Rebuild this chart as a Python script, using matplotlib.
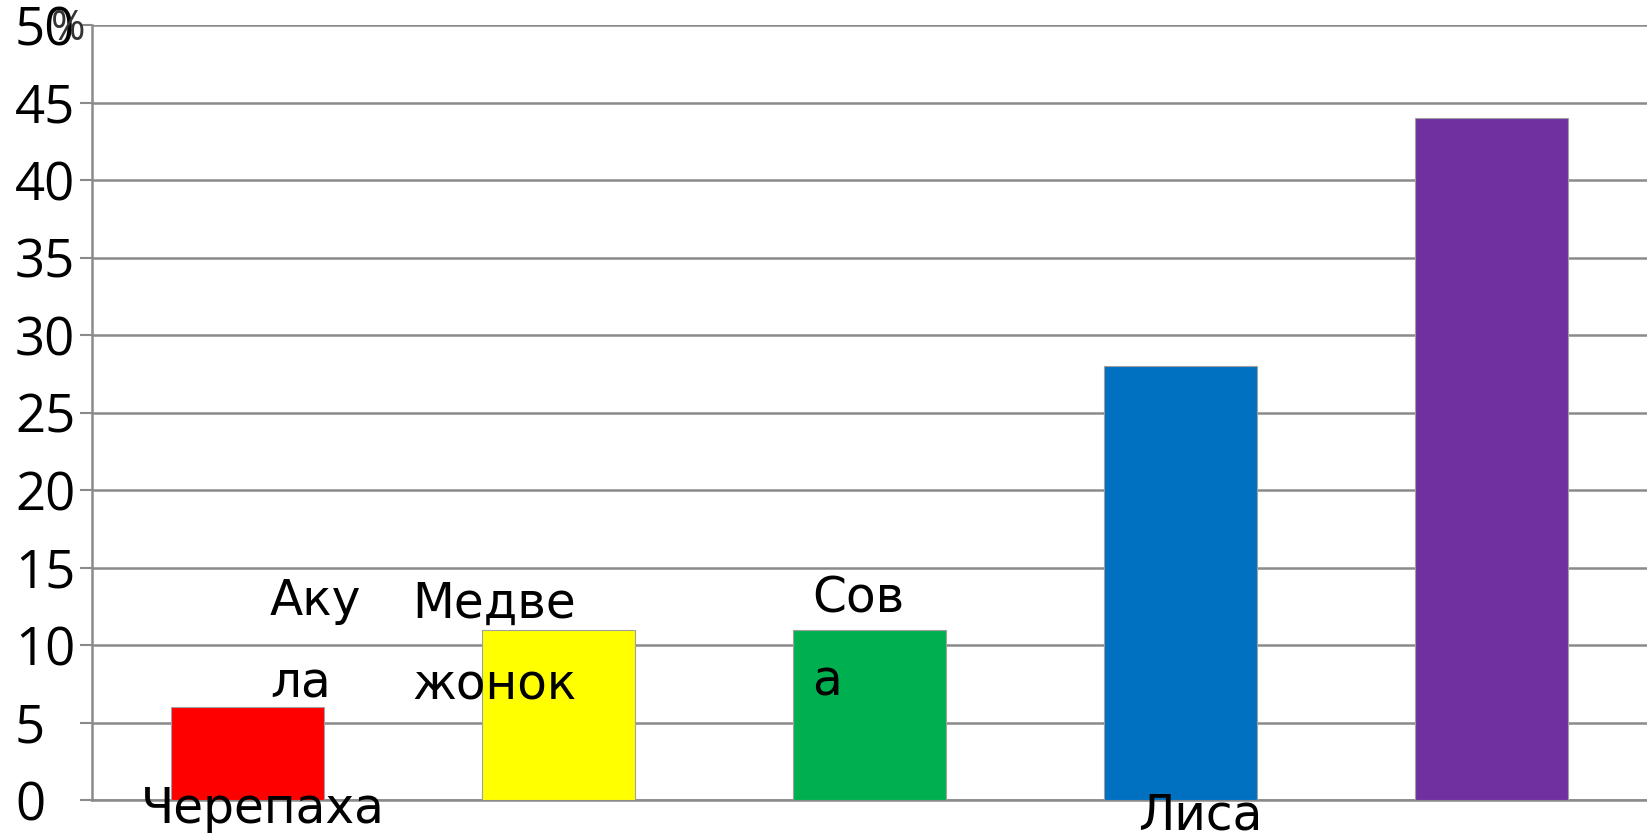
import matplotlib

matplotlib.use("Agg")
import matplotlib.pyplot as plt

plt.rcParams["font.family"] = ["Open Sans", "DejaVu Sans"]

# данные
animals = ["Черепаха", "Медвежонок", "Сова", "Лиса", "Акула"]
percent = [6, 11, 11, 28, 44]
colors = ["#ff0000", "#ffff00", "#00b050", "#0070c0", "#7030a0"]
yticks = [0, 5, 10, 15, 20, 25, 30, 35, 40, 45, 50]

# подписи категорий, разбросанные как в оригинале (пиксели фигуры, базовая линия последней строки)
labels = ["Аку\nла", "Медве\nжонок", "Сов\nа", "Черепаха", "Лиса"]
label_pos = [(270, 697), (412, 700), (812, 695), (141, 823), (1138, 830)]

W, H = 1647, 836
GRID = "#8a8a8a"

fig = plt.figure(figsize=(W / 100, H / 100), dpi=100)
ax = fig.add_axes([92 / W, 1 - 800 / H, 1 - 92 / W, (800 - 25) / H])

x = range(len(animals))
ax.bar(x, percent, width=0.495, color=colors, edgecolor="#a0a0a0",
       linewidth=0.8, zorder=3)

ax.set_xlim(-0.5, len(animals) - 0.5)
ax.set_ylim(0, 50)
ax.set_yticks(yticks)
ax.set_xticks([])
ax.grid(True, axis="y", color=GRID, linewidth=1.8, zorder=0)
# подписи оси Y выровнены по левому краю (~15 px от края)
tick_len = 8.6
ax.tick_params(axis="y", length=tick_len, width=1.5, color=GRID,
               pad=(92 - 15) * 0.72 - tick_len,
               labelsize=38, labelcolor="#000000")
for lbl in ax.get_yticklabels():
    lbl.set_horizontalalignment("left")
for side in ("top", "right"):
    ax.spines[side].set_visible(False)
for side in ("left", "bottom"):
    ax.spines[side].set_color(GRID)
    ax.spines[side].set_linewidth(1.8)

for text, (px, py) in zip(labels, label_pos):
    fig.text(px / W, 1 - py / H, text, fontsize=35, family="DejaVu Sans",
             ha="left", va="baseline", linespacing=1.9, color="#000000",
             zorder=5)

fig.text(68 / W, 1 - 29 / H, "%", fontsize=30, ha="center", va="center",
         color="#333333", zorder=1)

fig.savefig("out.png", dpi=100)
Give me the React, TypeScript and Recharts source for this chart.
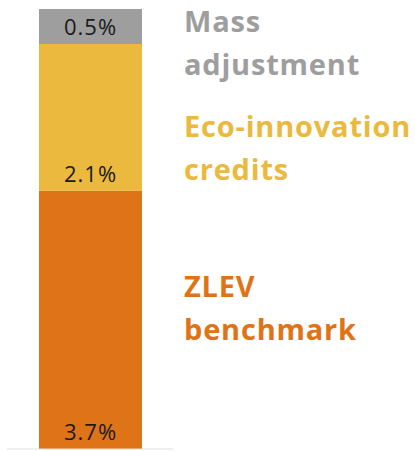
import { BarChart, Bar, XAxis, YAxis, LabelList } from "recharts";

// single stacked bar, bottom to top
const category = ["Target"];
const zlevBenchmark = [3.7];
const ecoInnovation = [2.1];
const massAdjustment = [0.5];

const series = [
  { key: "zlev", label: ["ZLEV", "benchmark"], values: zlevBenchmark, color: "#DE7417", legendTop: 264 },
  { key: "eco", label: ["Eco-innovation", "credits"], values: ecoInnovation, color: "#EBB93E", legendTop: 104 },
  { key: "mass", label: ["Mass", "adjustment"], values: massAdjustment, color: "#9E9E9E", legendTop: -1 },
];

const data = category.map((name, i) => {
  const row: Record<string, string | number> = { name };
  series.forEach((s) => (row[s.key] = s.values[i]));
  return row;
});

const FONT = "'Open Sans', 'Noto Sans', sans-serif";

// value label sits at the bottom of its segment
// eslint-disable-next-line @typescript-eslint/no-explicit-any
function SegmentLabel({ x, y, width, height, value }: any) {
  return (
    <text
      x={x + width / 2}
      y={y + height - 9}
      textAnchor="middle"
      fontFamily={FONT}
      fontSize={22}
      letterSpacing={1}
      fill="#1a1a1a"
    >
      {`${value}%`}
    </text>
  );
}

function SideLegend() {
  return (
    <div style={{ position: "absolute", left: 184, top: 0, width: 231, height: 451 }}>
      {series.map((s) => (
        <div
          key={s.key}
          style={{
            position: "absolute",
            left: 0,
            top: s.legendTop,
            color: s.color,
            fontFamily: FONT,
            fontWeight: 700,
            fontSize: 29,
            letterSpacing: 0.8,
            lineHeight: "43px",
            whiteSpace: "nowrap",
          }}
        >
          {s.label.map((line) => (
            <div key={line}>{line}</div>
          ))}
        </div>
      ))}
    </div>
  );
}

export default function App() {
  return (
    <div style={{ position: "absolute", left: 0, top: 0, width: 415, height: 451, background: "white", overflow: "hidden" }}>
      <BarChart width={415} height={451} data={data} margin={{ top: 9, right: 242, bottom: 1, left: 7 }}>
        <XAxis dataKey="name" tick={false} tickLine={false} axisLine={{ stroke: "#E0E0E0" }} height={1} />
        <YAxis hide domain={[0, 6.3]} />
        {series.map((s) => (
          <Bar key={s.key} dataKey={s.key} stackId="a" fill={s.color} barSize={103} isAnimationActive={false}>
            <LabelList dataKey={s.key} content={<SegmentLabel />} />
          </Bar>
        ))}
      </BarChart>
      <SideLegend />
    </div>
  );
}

※

#### STATED GOAL:
Everything from the top line of the data down to and including the line with "XAxis, YAxis, LabelList" is to be copied, except the pictures.

#### THE OUTPUT:
Rebuild this chart as a Python script, using matplotlib.
import matplotlib

matplotlib.use("Agg")
import matplotlib.pyplot as plt

plt.rcParams["font.family"] = ["Open Sans", "DejaVu Sans"]

# данные
animals = ["Черепаха", "Медвежонок", "Сова", "Лиса", "Акула"]
percent = [6, 11, 11, 28, 44]
colors = ["#ff0000", "#ffff00", "#00b050", "#0070c0", "#7030a0"]
yticks = [0, 5, 10, 15, 20, 25, 30, 35, 40, 45, 50]

# подписи категорий, разбросанные как в оригинале (пиксели фигуры, базовая линия последней строки)
labels = ["Аку\nла", "Медве\nжонок", "Сов\nа", "Черепаха", "Лиса"]
label_pos = [(270, 697), (412, 700), (812, 695), (141, 823), (1138, 830)]

W, H = 1647, 836
GRID = "#8a8a8a"

fig = plt.figure(figsize=(W / 100, H / 100), dpi=100)
ax = fig.add_axes([92 / W, 1 - 800 / H, 1 - 92 / W, (800 - 25) / H])

x = range(len(animals))
ax.bar(x, percent, width=0.495, color=colors, edgecolor="#a0a0a0",
       linewidth=0.8, zorder=3)

ax.set_xlim(-0.5, len(animals) - 0.5)
ax.set_ylim(0, 50)
ax.set_yticks(yticks)
ax.set_xticks([])
ax.grid(True, axis="y", color=GRID, linewidth=1.8, zorder=0)
# подписи оси Y выровнены по левому краю (~15 px от края)
tick_len = 8.6
ax.tick_params(axis="y", length=tick_len, width=1.5, color=GRID,
               pad=(92 - 15) * 0.72 - tick_len,
               labelsize=38, labelcolor="#000000")
for lbl in ax.get_yticklabels():
    lbl.set_horizontalalignment("left")
for side in ("top", "right"):
    ax.spines[side].set_visible(False)
for side in ("left", "bottom"):
    ax.spines[side].set_color(GRID)
    ax.spines[side].set_linewidth(1.8)

for text, (px, py) in zip(labels, label_pos):
    fig.text(px / W, 1 - py / H, text, fontsize=35, family="DejaVu Sans",
             ha="left", va="baseline", linespacing=1.9, color="#000000",
             zorder=5)

fig.text(68 / W, 1 - 29 / H, "%", fontsize=30, ha="center", va="center",
         color="#333333", zorder=1)

fig.savefig("out.png", dpi=100)
Give me the React, TypeScript and Recharts source for this chart.
import { BarChart, Bar, XAxis, YAxis, LabelList } from "recharts";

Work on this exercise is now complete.